<<<<
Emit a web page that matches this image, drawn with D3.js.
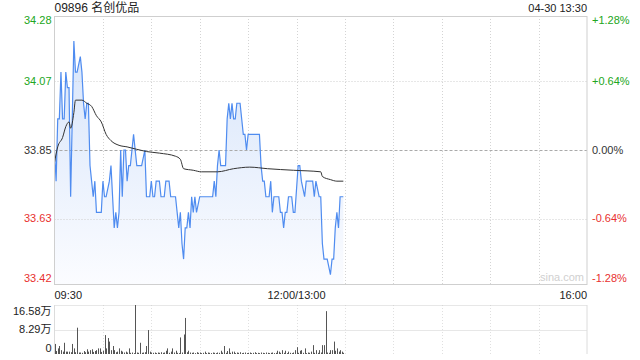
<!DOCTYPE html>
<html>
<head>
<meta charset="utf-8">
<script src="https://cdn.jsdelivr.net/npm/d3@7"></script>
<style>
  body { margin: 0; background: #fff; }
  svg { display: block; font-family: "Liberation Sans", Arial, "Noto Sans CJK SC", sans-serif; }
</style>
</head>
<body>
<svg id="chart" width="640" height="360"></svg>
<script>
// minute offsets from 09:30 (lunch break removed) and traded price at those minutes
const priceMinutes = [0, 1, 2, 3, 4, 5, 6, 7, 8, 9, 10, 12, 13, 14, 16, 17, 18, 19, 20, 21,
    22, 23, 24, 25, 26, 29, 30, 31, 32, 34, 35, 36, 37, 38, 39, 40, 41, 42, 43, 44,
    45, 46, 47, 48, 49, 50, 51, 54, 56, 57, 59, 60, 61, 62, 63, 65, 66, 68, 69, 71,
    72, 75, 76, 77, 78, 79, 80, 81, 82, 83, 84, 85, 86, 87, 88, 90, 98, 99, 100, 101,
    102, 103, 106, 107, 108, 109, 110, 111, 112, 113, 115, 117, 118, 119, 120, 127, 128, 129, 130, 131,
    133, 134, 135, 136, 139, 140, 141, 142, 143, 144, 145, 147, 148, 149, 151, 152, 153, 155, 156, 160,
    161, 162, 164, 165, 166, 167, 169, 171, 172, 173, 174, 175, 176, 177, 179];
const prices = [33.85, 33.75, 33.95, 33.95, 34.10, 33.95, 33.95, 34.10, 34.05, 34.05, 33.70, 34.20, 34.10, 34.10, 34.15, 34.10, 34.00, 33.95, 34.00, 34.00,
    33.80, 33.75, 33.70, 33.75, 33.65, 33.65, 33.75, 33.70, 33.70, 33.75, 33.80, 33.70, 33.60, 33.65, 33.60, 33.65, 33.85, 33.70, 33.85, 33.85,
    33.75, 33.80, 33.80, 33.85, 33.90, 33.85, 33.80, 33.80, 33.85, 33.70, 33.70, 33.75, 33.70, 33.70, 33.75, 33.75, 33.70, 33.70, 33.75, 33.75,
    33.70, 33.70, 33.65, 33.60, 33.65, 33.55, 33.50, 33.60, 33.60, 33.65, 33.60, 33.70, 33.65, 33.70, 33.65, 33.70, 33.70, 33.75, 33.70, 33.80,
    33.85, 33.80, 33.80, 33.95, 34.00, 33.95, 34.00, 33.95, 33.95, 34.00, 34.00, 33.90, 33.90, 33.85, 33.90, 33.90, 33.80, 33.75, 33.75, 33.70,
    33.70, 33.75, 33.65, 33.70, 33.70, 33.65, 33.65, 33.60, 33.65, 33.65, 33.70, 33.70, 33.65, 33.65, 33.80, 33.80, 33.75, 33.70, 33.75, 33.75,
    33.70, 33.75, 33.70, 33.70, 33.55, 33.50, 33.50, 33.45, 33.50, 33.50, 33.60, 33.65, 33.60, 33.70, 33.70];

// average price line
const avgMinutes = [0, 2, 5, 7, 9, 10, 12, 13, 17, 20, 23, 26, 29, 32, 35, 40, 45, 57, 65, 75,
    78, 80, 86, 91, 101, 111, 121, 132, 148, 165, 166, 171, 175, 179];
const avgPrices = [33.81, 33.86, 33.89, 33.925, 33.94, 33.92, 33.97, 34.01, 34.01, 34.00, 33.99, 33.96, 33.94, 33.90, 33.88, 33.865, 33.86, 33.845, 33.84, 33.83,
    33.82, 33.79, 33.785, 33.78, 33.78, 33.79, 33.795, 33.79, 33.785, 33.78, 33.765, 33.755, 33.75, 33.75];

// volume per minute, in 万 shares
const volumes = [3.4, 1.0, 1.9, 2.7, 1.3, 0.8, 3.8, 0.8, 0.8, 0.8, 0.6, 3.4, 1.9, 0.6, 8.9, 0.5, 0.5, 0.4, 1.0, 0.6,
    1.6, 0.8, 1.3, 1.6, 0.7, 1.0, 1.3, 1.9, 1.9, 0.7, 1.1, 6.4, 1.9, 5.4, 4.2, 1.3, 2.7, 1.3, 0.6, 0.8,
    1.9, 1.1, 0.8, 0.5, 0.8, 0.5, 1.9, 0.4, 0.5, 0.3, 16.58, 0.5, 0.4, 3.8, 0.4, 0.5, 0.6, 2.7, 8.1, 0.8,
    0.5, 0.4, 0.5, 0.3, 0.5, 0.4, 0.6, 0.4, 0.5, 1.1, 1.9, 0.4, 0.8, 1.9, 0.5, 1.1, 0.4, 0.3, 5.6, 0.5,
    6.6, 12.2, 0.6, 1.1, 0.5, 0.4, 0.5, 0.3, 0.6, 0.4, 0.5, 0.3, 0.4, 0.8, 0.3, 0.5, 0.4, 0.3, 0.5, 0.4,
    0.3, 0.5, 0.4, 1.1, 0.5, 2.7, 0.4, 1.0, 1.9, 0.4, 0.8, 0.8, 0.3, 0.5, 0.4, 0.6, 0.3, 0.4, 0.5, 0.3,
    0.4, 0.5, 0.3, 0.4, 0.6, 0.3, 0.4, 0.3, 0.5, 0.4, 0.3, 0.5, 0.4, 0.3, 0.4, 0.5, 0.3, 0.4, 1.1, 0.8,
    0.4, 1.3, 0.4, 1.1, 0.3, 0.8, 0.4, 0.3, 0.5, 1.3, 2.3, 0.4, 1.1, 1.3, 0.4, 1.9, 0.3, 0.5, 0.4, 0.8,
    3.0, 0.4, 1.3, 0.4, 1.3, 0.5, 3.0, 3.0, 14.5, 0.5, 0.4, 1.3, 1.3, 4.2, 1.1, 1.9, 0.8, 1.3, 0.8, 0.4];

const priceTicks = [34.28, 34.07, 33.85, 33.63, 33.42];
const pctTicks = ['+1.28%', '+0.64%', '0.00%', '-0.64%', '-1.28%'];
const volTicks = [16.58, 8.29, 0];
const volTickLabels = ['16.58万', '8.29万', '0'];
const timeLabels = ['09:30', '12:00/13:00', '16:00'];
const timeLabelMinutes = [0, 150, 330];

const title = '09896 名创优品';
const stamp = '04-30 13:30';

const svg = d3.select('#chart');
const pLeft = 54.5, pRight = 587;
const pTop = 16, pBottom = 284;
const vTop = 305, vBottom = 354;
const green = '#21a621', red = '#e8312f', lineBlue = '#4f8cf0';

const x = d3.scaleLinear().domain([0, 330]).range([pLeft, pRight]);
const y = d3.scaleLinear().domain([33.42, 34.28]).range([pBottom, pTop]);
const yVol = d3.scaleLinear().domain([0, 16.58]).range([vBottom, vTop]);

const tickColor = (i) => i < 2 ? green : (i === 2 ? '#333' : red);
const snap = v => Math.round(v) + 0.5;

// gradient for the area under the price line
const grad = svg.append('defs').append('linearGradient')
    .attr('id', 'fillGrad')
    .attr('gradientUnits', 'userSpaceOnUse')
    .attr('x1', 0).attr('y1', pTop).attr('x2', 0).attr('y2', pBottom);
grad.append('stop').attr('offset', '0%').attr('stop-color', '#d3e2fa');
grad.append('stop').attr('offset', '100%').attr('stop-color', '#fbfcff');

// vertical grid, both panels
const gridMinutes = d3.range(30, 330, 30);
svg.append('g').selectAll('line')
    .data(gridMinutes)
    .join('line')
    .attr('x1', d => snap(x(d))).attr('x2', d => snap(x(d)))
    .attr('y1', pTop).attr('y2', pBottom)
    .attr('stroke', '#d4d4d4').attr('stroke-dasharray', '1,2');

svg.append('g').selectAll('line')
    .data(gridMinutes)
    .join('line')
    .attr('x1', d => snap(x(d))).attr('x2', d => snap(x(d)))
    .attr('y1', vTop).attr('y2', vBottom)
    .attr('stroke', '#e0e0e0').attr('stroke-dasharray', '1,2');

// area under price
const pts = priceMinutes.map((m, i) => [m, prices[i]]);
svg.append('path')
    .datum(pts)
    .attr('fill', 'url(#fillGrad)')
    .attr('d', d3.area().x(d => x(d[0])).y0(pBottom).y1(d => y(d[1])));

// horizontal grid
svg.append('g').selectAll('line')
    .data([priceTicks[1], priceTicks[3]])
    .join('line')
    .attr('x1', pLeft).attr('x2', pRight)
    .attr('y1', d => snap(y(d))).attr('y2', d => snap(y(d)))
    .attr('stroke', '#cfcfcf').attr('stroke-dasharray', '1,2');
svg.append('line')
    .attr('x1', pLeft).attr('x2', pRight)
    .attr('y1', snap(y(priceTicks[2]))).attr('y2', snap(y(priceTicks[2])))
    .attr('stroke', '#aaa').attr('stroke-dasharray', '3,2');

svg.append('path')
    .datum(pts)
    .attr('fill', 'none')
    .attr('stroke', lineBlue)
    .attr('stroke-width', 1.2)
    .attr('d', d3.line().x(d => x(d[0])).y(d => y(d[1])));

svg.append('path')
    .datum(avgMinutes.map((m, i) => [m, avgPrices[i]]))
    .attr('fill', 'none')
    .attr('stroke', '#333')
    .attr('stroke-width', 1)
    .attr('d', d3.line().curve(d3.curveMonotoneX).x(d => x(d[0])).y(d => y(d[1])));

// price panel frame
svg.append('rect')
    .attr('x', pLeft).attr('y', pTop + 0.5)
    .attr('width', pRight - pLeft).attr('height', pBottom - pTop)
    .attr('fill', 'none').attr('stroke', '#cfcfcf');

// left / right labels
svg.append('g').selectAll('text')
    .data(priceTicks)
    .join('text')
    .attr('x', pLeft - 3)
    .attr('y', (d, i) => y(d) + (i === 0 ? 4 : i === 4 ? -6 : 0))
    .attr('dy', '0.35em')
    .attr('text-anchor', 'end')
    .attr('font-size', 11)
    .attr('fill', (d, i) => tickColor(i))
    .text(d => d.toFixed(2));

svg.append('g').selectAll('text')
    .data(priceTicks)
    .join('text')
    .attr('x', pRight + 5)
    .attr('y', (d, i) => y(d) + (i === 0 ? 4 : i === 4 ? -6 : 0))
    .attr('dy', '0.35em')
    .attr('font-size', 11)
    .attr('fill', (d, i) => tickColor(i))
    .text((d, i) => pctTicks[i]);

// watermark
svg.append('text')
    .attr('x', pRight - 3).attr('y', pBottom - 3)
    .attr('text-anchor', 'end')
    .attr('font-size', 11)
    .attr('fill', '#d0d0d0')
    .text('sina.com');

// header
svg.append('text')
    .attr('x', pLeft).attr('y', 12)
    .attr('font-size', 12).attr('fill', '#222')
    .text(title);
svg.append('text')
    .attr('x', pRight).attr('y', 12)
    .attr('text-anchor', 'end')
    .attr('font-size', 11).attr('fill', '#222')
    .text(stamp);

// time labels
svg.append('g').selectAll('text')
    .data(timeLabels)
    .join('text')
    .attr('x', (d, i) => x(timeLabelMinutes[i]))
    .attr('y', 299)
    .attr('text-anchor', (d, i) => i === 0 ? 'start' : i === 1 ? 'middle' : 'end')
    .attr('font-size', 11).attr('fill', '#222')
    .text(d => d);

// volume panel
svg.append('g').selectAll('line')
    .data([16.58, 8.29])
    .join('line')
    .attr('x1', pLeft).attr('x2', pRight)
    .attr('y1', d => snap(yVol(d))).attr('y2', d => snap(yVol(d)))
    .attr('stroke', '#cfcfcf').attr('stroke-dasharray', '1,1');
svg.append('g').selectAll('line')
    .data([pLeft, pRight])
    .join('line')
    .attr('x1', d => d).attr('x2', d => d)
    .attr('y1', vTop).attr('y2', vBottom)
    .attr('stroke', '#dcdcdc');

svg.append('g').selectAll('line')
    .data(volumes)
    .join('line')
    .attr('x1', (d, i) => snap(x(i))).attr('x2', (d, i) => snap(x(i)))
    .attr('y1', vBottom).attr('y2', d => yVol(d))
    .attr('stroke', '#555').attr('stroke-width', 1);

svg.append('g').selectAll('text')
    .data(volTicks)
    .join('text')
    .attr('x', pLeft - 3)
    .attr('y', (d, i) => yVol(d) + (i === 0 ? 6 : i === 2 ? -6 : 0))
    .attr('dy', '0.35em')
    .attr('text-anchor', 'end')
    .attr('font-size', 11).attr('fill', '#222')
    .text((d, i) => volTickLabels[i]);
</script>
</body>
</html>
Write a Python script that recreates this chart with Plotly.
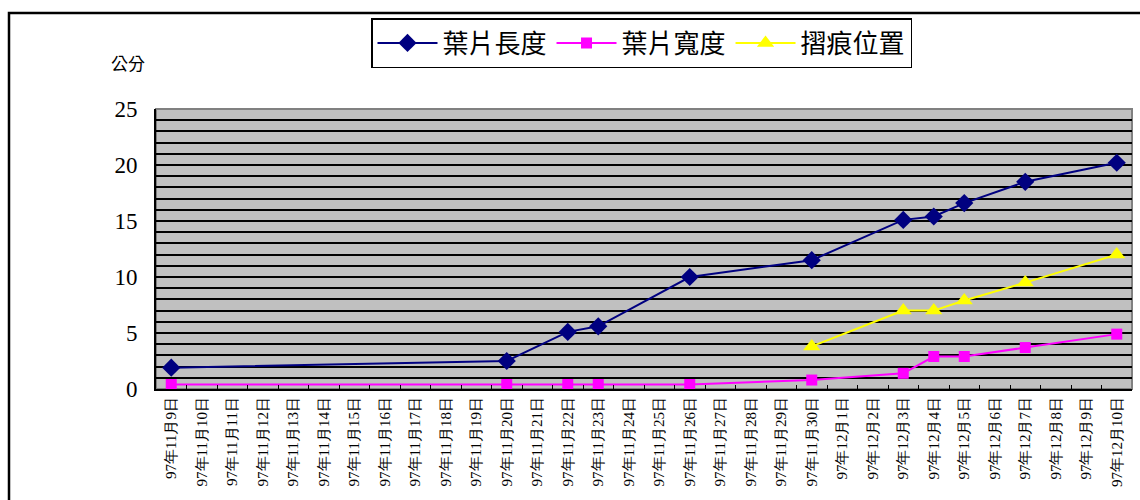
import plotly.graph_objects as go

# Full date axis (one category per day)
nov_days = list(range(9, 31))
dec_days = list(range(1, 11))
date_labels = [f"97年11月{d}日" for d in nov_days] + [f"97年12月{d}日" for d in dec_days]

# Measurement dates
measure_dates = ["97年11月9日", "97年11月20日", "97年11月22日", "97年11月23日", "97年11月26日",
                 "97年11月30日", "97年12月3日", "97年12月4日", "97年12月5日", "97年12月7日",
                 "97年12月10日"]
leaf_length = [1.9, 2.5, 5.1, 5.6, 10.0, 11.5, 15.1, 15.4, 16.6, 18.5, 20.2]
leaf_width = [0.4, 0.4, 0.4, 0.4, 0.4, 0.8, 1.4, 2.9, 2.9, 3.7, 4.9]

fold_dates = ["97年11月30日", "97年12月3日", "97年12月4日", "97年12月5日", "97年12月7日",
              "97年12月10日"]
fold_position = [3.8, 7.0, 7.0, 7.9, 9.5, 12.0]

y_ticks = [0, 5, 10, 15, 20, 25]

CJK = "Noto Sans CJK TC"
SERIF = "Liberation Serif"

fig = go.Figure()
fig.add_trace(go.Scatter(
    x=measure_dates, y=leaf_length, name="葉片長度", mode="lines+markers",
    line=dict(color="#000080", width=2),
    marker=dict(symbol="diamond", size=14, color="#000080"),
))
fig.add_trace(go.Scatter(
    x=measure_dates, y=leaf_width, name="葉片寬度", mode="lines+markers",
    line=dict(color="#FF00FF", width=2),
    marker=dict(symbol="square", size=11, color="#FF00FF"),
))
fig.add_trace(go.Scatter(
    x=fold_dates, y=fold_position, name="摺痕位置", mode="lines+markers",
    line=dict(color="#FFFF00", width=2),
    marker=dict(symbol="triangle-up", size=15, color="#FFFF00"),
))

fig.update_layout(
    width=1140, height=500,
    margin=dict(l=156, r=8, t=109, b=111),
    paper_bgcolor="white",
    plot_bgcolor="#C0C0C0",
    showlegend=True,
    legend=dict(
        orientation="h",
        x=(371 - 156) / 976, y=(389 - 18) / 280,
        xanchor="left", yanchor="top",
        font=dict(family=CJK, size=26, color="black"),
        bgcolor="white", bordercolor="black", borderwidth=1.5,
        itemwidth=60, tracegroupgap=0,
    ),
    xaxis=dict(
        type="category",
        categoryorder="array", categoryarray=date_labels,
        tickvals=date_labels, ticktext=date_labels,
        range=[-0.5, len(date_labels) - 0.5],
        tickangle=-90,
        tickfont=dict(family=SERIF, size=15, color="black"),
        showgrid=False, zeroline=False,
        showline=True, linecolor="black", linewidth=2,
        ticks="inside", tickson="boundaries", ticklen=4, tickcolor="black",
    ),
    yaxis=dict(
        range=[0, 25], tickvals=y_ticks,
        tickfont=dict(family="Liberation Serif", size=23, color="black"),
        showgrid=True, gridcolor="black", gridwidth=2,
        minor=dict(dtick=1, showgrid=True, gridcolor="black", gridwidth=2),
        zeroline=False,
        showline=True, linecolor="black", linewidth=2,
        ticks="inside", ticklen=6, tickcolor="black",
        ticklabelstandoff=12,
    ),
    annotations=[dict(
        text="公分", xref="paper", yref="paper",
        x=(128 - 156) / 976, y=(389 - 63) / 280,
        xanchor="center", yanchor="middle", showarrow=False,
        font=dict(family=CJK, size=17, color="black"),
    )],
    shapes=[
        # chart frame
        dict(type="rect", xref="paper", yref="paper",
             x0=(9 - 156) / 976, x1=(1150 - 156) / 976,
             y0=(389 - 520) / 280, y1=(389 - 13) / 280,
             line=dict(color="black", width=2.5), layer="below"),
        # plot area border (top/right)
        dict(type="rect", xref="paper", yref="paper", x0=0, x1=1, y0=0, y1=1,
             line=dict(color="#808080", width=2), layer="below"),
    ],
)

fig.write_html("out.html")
>>>>
## EXERCISE AIM
Leave the pictures out and copy exactly the lines from the one with "Write a Python" to the one with "d in dec_days]", both included.

## CORRECT OUTPUT
Write a Python script that recreates this chart with Plotly.
import plotly.graph_objects as go

# Full date axis (one category per day)
nov_days = list(range(9, 31))
dec_days = list(range(1, 11))
date_labels = [f"97年11月{d}日" for d in nov_days] + [f"97年12月{d}日" for d in dec_days]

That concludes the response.